São os selvagens, e não os críticos, que inspiram preocupação. Seus slogans chegaram a contagiar os menos informados e inflamaram uma rejeição panfletária não apenas contra os “jornalões”, mas também contra o trabalho jornalístico. Seu credo obscurantista procura falar em nome da democracia, mas ao reduzir o jornalismo a uma forma elaborada de propaganda a serviço de conspiradores endinheirados rejeita a própria democracia.

É simples explicar por quê. Sob o pretexto de reprovar eventuais erros da imprensa, esse credo repele com violência o que nela são acertos. O que mais incendeia o ódio entre seus adeptos não é o desequilíbrio no tratamento dos argumentos pró e contra o impeachment (nisso, sim, houve erro), mas o fato notório de que os jornalistas cobriram com celeridade e independência as investigações que, no curso expandido do tempo, vão demonstrando as “tenebrosas transações” praticadas por seus ídolos. Para os que agora ofendem repórteres, o problema insuportável não está nos erros, mas nos acertos dos repórteres investigativos. Gostariam que os jornalistas, em lugar de fiscalizar o poder, batessem palmas para as autoridades santificadas por ideologias de matiz messiânico. É por essa rejeição de fundo à instituição da imprensa que são contra a democracia.

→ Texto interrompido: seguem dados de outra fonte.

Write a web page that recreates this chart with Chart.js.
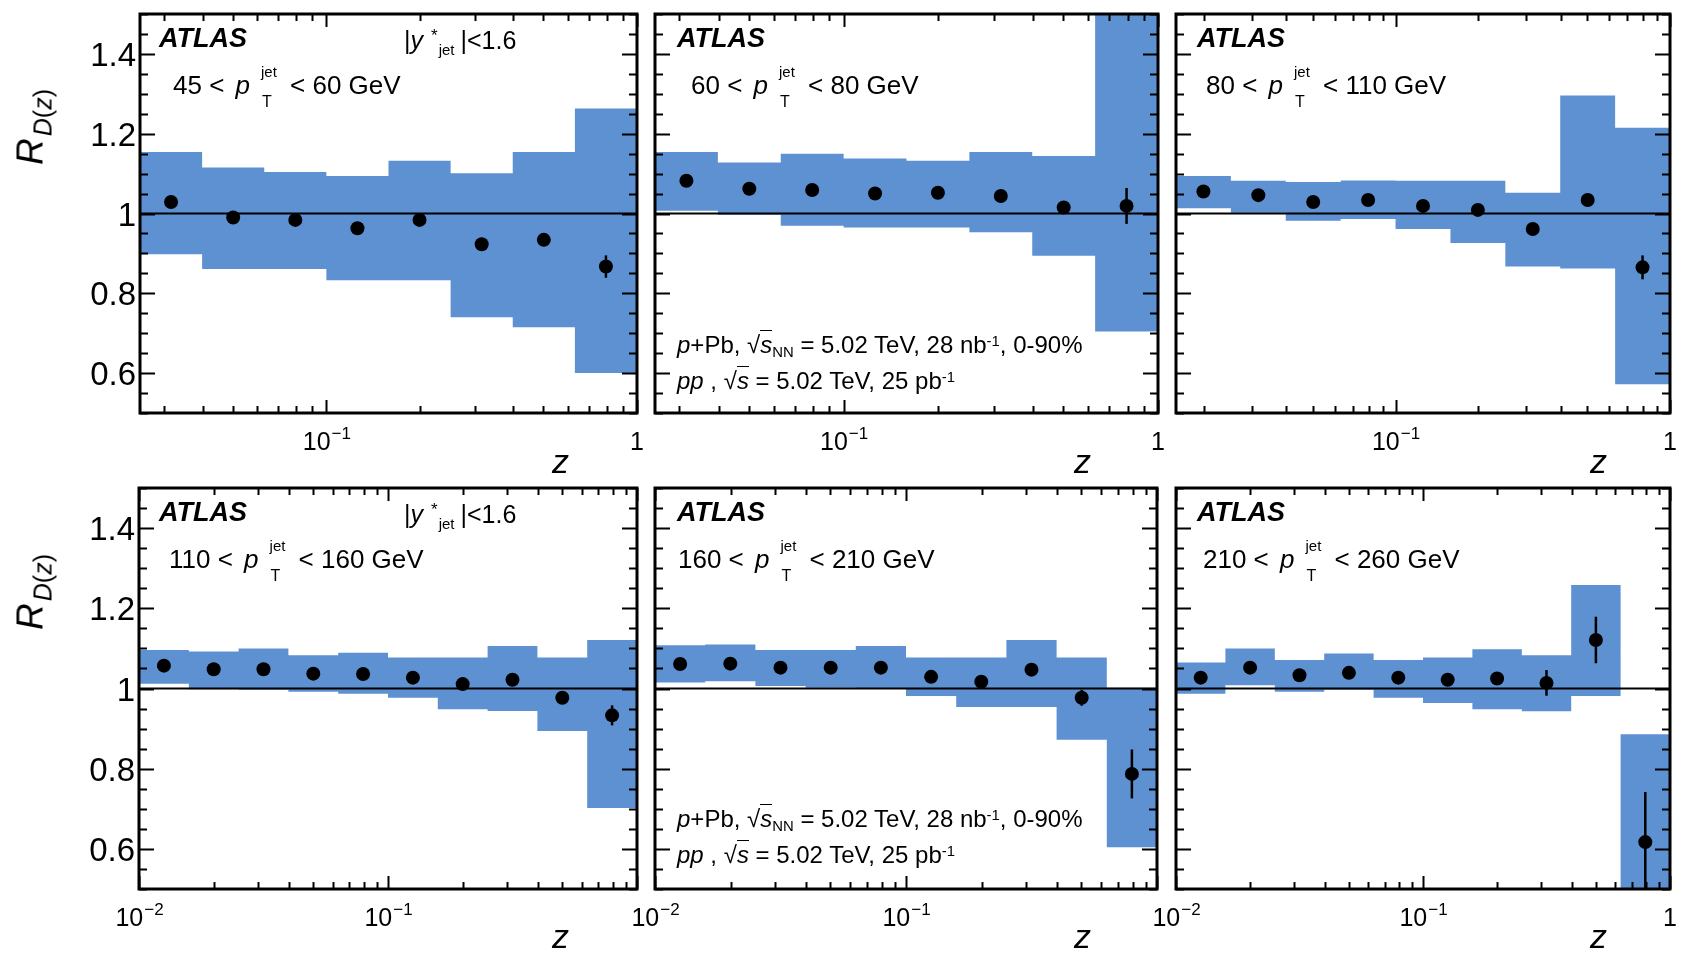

O problema deles está no que a imprensa tem de melhor: o esforço diário de jornalistas bem formados e persistentes para descobrir os segredos que o poder tenta esconder, os jornalistas que amam sua profissão e dela sobrevivem com dignidade e independência. Se dependesse dos fundamentalistas, a propaganda substituiria a reportagem e nenhuma dissidência teria autorização para se propagar.

Agora que sua propaganda um tanto fanática vai começando a fazer água, eles se sentem desorientados e aflitos. Sem ver saídas, aumentam a carga das ofensas contra os repórteres. Tentam vilanizar as redações, como se fosse delas a culpa integral pelo desmoronamento do que chamam solenemente de “projeto”. Falam alto, mas convencem cada vez menos.

O óbvio aos poucos se afirma. Se Dilma Rousseff está por um fio, isso não pode e não poderá ser debitado ao desequilíbrio que se verificou na publicação das opiniões a favor e contra o seu afastamento (as páginas dos jornais não têm tanto poder assim), mas porque Dilma perdeu sustentação política, antes de o processo de impeachment começar, por ter traído seus compromissos de campanha e por ter deixado seu governo à mercê de malfeitos. E aqui estamos nós. Os que mais cobram autocrítica dos órgãos de imprensa nunca toparam fazer a autocrítica do “projeto” que agora esmorece.